> The problem: Sift the material for lines containing "chart", and return them.

> Supplied data:
>> start

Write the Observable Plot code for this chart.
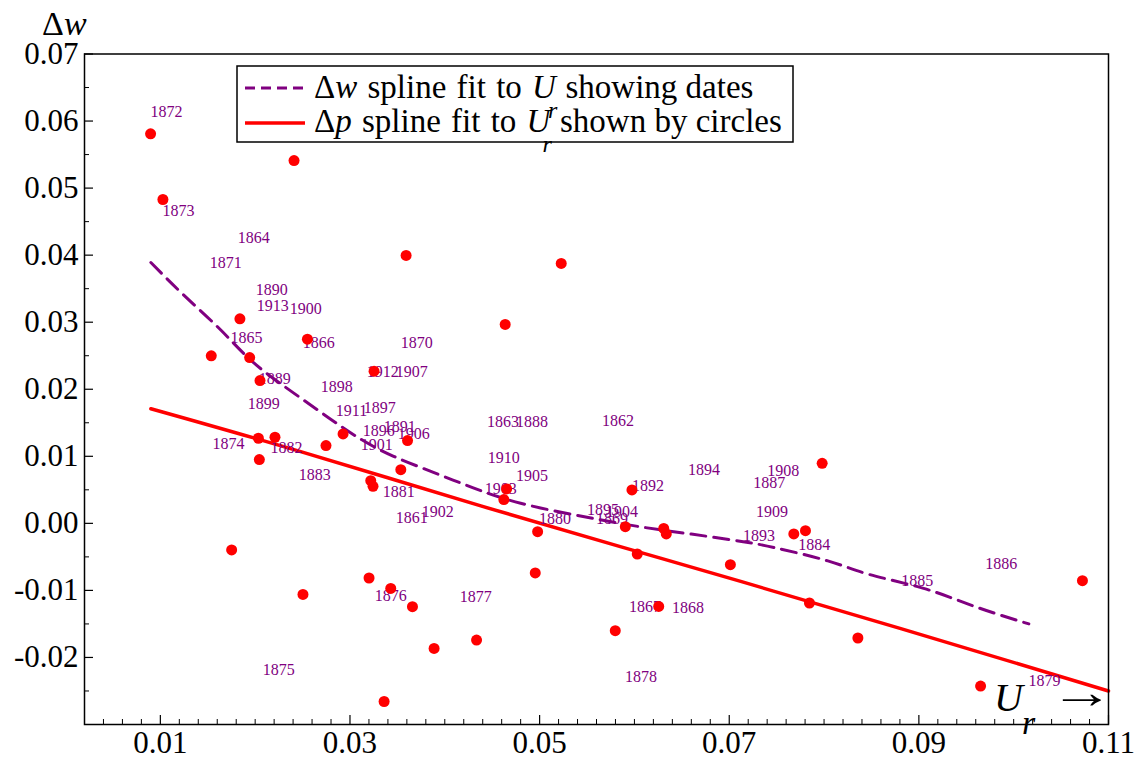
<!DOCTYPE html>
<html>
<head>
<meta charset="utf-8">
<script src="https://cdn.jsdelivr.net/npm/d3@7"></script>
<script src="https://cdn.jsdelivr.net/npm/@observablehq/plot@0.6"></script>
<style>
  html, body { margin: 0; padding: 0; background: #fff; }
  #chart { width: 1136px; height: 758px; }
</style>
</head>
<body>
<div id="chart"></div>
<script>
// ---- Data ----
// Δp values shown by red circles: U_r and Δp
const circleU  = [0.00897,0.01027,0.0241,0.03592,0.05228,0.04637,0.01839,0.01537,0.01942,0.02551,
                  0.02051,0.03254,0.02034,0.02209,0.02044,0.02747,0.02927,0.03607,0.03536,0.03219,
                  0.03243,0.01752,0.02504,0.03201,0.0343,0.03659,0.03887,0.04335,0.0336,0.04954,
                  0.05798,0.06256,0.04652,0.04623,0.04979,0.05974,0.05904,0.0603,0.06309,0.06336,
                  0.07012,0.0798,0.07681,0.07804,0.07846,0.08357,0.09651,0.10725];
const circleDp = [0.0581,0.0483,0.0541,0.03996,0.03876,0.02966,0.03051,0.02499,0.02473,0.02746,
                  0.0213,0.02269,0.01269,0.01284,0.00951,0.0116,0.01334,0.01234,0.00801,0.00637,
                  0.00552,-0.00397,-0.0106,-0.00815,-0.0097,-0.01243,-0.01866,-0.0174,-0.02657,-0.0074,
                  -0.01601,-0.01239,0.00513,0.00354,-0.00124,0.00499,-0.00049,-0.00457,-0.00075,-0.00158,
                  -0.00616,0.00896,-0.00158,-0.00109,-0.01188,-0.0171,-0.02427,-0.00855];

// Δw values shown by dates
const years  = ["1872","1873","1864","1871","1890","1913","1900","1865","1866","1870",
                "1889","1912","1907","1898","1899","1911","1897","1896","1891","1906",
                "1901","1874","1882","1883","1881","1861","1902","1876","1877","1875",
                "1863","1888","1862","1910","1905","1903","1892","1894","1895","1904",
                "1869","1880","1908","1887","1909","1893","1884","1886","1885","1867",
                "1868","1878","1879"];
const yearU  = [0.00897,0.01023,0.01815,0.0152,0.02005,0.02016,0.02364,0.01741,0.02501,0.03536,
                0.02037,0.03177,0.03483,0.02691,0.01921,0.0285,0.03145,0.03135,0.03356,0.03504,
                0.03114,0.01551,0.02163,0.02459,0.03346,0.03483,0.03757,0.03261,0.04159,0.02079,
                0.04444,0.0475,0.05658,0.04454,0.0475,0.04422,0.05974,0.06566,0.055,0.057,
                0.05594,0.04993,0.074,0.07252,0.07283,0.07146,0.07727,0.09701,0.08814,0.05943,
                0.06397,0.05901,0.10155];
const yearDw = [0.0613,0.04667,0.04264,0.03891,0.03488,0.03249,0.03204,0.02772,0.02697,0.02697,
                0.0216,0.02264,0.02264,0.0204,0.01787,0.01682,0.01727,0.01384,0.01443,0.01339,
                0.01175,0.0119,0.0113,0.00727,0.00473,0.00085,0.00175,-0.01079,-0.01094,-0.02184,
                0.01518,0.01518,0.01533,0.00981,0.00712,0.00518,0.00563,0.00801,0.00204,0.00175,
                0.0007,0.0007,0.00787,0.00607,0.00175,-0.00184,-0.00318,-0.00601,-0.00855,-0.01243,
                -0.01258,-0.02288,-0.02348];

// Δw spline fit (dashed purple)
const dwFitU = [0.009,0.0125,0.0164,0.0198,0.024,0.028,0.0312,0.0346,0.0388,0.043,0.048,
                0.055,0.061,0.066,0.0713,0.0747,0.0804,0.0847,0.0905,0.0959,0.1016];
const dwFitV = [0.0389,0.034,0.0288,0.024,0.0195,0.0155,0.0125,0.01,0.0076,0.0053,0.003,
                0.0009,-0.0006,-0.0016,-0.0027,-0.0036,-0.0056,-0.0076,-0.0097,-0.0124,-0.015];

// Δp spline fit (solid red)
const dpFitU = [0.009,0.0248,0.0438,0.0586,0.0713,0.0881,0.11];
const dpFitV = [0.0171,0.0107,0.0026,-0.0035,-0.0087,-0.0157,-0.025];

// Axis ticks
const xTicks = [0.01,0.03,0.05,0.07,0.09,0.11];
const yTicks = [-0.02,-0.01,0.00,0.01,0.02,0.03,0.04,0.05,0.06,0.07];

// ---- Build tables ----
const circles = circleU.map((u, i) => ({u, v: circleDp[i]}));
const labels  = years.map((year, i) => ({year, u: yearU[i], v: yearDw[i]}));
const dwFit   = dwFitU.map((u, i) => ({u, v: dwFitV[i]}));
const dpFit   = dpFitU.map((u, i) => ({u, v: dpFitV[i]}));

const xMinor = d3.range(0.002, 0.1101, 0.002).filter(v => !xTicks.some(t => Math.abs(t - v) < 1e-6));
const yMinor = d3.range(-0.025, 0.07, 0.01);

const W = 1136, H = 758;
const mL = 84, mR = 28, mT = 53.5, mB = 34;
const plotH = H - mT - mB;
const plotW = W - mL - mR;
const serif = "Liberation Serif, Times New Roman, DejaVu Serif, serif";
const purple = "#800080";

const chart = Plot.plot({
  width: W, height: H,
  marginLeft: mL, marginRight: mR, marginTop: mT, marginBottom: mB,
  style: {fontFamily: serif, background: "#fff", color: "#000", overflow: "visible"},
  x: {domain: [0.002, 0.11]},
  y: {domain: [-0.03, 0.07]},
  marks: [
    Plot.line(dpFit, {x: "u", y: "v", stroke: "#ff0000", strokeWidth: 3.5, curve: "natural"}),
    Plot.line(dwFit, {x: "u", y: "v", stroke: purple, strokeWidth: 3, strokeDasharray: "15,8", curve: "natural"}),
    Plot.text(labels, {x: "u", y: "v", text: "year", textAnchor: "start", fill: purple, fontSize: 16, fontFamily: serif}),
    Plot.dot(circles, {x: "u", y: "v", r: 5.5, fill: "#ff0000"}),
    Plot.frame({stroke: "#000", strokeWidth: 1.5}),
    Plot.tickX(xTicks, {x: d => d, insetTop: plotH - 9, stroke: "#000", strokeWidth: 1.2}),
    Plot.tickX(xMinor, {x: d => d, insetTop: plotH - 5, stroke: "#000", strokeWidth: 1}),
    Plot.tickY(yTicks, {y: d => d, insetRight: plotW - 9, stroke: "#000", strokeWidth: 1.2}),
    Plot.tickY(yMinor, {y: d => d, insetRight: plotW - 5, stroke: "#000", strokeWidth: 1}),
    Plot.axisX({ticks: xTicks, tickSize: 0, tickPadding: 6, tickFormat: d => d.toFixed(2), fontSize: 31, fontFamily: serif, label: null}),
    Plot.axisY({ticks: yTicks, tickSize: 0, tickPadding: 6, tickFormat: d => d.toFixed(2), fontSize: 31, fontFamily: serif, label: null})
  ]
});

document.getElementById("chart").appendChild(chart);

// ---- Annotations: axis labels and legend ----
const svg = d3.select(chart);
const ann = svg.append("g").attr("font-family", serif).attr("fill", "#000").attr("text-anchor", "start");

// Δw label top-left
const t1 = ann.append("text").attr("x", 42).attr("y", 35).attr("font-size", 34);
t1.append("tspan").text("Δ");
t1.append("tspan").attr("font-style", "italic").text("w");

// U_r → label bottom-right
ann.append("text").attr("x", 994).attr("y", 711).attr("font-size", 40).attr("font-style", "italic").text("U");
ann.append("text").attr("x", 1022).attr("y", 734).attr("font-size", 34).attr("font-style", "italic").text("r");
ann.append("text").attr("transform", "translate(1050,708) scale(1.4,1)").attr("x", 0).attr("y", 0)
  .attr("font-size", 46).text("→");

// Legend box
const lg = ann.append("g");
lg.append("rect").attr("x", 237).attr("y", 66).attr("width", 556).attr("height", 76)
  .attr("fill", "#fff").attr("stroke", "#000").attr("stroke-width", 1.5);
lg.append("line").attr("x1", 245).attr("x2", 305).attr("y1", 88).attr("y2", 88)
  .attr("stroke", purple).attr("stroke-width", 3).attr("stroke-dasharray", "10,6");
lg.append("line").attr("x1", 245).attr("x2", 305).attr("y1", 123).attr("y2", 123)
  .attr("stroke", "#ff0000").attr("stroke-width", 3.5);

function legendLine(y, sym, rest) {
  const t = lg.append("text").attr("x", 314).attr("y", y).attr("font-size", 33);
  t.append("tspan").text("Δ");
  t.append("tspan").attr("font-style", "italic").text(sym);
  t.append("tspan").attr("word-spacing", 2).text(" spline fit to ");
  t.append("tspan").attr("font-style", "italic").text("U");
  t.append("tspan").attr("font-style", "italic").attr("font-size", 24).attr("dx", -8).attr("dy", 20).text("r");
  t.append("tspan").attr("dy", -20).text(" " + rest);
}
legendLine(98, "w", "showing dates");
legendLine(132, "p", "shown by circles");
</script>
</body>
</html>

>> end

> The output:
Write the Observable Plot code for this chart.
  #chart { width: 1136px; height: 758px; }
<div id="chart"></div>
const chart = Plot.plot({
document.getElementById("chart").appendChild(chart);
const svg = d3.select(chart);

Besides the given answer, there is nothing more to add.